(Raw records)
----------------
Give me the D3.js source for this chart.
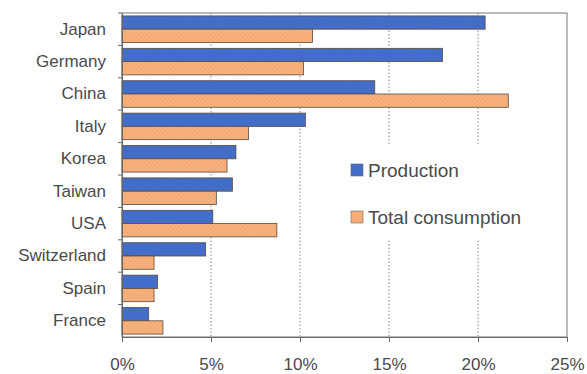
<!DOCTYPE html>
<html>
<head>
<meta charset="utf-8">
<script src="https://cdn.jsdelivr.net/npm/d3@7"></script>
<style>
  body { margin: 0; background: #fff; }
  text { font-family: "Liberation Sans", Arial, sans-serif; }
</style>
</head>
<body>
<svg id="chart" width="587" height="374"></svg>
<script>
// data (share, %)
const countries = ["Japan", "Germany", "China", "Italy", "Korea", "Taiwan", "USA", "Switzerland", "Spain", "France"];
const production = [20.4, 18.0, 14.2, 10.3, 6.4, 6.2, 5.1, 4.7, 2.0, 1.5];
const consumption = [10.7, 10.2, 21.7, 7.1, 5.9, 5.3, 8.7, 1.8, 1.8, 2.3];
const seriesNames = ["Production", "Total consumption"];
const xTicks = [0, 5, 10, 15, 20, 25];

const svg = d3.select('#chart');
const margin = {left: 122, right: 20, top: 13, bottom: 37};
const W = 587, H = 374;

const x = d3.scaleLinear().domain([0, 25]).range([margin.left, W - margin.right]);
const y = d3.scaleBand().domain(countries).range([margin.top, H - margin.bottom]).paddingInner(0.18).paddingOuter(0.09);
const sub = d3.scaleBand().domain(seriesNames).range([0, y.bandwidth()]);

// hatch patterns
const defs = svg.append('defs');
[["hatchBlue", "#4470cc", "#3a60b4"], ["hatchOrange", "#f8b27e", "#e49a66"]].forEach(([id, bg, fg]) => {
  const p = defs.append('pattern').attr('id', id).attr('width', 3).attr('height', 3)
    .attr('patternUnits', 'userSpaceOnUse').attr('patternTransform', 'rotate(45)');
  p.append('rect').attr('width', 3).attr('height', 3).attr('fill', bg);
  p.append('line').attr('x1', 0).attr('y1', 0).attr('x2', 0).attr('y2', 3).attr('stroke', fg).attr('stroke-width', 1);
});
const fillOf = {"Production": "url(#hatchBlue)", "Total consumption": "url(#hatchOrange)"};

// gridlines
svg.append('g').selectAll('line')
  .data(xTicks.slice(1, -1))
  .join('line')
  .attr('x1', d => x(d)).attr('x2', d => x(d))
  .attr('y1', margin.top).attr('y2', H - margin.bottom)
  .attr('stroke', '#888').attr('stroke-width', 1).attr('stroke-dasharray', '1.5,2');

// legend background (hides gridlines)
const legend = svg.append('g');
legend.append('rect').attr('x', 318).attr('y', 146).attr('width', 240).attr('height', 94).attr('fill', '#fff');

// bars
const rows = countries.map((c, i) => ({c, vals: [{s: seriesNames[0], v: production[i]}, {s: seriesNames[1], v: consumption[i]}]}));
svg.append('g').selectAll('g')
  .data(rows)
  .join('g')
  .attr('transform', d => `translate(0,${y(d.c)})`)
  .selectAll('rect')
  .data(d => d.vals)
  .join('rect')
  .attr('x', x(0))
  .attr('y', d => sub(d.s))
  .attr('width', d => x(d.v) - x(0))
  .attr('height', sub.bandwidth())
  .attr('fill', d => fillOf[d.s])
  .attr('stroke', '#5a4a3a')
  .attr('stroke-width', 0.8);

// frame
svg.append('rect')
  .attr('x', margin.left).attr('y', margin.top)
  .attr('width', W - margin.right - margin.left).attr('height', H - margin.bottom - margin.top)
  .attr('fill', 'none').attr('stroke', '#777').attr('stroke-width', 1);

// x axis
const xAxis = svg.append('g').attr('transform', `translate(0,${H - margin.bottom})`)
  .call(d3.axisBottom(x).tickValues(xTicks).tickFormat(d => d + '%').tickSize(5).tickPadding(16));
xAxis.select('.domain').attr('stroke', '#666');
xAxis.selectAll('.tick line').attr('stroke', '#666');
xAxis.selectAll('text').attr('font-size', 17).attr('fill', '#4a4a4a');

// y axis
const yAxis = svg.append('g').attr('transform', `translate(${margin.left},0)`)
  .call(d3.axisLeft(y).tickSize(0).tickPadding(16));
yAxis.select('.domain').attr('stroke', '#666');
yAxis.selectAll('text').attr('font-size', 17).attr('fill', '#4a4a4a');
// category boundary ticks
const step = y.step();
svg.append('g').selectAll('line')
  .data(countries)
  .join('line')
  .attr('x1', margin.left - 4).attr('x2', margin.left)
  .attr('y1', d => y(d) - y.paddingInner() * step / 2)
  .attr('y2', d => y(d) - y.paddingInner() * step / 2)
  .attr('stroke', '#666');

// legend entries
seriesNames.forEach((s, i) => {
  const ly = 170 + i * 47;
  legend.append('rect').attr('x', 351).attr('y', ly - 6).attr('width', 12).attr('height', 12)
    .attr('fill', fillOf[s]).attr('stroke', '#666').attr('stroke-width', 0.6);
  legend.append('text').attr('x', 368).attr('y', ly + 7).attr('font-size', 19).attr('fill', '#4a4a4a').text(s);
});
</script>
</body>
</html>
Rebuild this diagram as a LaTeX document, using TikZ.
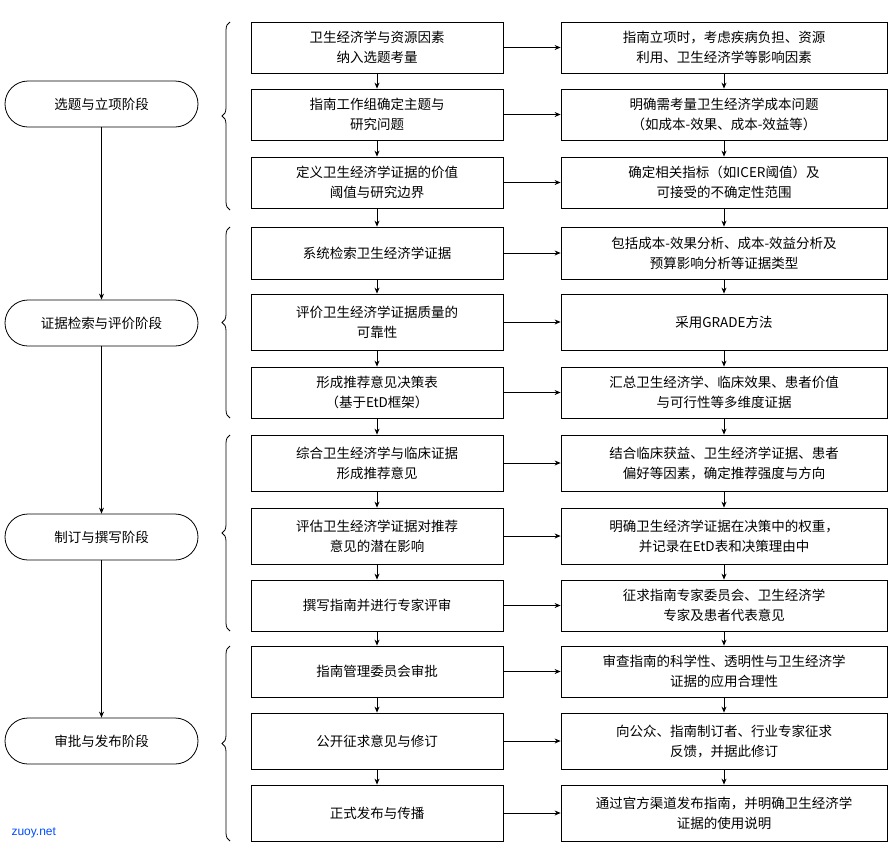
----------------
Exercise requirements:
Restate the data above word for word. Skip every picture.

Exercise answer:
Give me the D3.js source for this chart.
<!DOCTYPE html>
<html>
<head>
<meta charset="utf-8">
<script src="https://cdn.jsdelivr.net/npm/d3@7"></script>
<style>
  body { margin: 0; background: #fff; }
  text { font-family: "Liberation Sans", Arial, sans-serif; }
</style>
</head>
<body>
<svg id="chart" width="587" height="374"></svg>
<script>
// data (share, %)
const countries = ["Japan", "Germany", "China", "Italy", "Korea", "Taiwan", "USA", "Switzerland", "Spain", "France"];
const production = [20.4, 18.0, 14.2, 10.3, 6.4, 6.2, 5.1, 4.7, 2.0, 1.5];
const consumption = [10.7, 10.2, 21.7, 7.1, 5.9, 5.3, 8.7, 1.8, 1.8, 2.3];
const seriesNames = ["Production", "Total consumption"];
const xTicks = [0, 5, 10, 15, 20, 25];

const svg = d3.select('#chart');
const margin = {left: 122, right: 20, top: 13, bottom: 37};
const W = 587, H = 374;

const x = d3.scaleLinear().domain([0, 25]).range([margin.left, W - margin.right]);
const y = d3.scaleBand().domain(countries).range([margin.top, H - margin.bottom]).paddingInner(0.18).paddingOuter(0.09);
const sub = d3.scaleBand().domain(seriesNames).range([0, y.bandwidth()]);

// hatch patterns
const defs = svg.append('defs');
[["hatchBlue", "#4470cc", "#3a60b4"], ["hatchOrange", "#f8b27e", "#e49a66"]].forEach(([id, bg, fg]) => {
  const p = defs.append('pattern').attr('id', id).attr('width', 3).attr('height', 3)
    .attr('patternUnits', 'userSpaceOnUse').attr('patternTransform', 'rotate(45)');
  p.append('rect').attr('width', 3).attr('height', 3).attr('fill', bg);
  p.append('line').attr('x1', 0).attr('y1', 0).attr('x2', 0).attr('y2', 3).attr('stroke', fg).attr('stroke-width', 1);
});
const fillOf = {"Production": "url(#hatchBlue)", "Total consumption": "url(#hatchOrange)"};

// gridlines
svg.append('g').selectAll('line')
  .data(xTicks.slice(1, -1))
  .join('line')
  .attr('x1', d => x(d)).attr('x2', d => x(d))
  .attr('y1', margin.top).attr('y2', H - margin.bottom)
  .attr('stroke', '#888').attr('stroke-width', 1).attr('stroke-dasharray', '1.5,2');

// legend background (hides gridlines)
const legend = svg.append('g');
legend.append('rect').attr('x', 318).attr('y', 146).attr('width', 240).attr('height', 94).attr('fill', '#fff');

// bars
const rows = countries.map((c, i) => ({c, vals: [{s: seriesNames[0], v: production[i]}, {s: seriesNames[1], v: consumption[i]}]}));
svg.append('g').selectAll('g')
  .data(rows)
  .join('g')
  .attr('transform', d => `translate(0,${y(d.c)})`)
  .selectAll('rect')
  .data(d => d.vals)
  .join('rect')
  .attr('x', x(0))
  .attr('y', d => sub(d.s))
  .attr('width', d => x(d.v) - x(0))
  .attr('height', sub.bandwidth())
  .attr('fill', d => fillOf[d.s])
  .attr('stroke', '#5a4a3a')
  .attr('stroke-width', 0.8);

// frame
svg.append('rect')
  .attr('x', margin.left).attr('y', margin.top)
  .attr('width', W - margin.right - margin.left).attr('height', H - margin.bottom - margin.top)
  .attr('fill', 'none').attr('stroke', '#777').attr('stroke-width', 1);

// x axis
const xAxis = svg.append('g').attr('transform', `translate(0,${H - margin.bottom})`)
  .call(d3.axisBottom(x).tickValues(xTicks).tickFormat(d => d + '%').tickSize(5).tickPadding(16));
xAxis.select('.domain').attr('stroke', '#666');
xAxis.selectAll('.tick line').attr('stroke', '#666');
xAxis.selectAll('text').attr('font-size', 17).attr('fill', '#4a4a4a');

// y axis
const yAxis = svg.append('g').attr('transform', `translate(${margin.left},0)`)
  .call(d3.axisLeft(y).tickSize(0).tickPadding(16));
yAxis.select('.domain').attr('stroke', '#666');
yAxis.selectAll('text').attr('font-size', 17).attr('fill', '#4a4a4a');
// category boundary ticks
const step = y.step();
svg.append('g').selectAll('line')
  .data(countries)
  .join('line')
  .attr('x1', margin.left - 4).attr('x2', margin.left)
  .attr('y1', d => y(d) - y.paddingInner() * step / 2)
  .attr('y2', d => y(d) - y.paddingInner() * step / 2)
  .attr('stroke', '#666');

// legend entries
seriesNames.forEach((s, i) => {
  const ly = 170 + i * 47;
  legend.append('rect').attr('x', 351).attr('y', ly - 6).attr('width', 12).attr('height', 12)
    .attr('fill', fillOf[s]).attr('stroke', '#666').attr('stroke-width', 0.6);
  legend.append('text').attr('x', 368).attr('y', ly + 7).attr('font-size', 19).attr('fill', '#4a4a4a').text(s);
});
</script>
</body>
</html>
Rebuild this diagram as a LaTeX document, using TikZ.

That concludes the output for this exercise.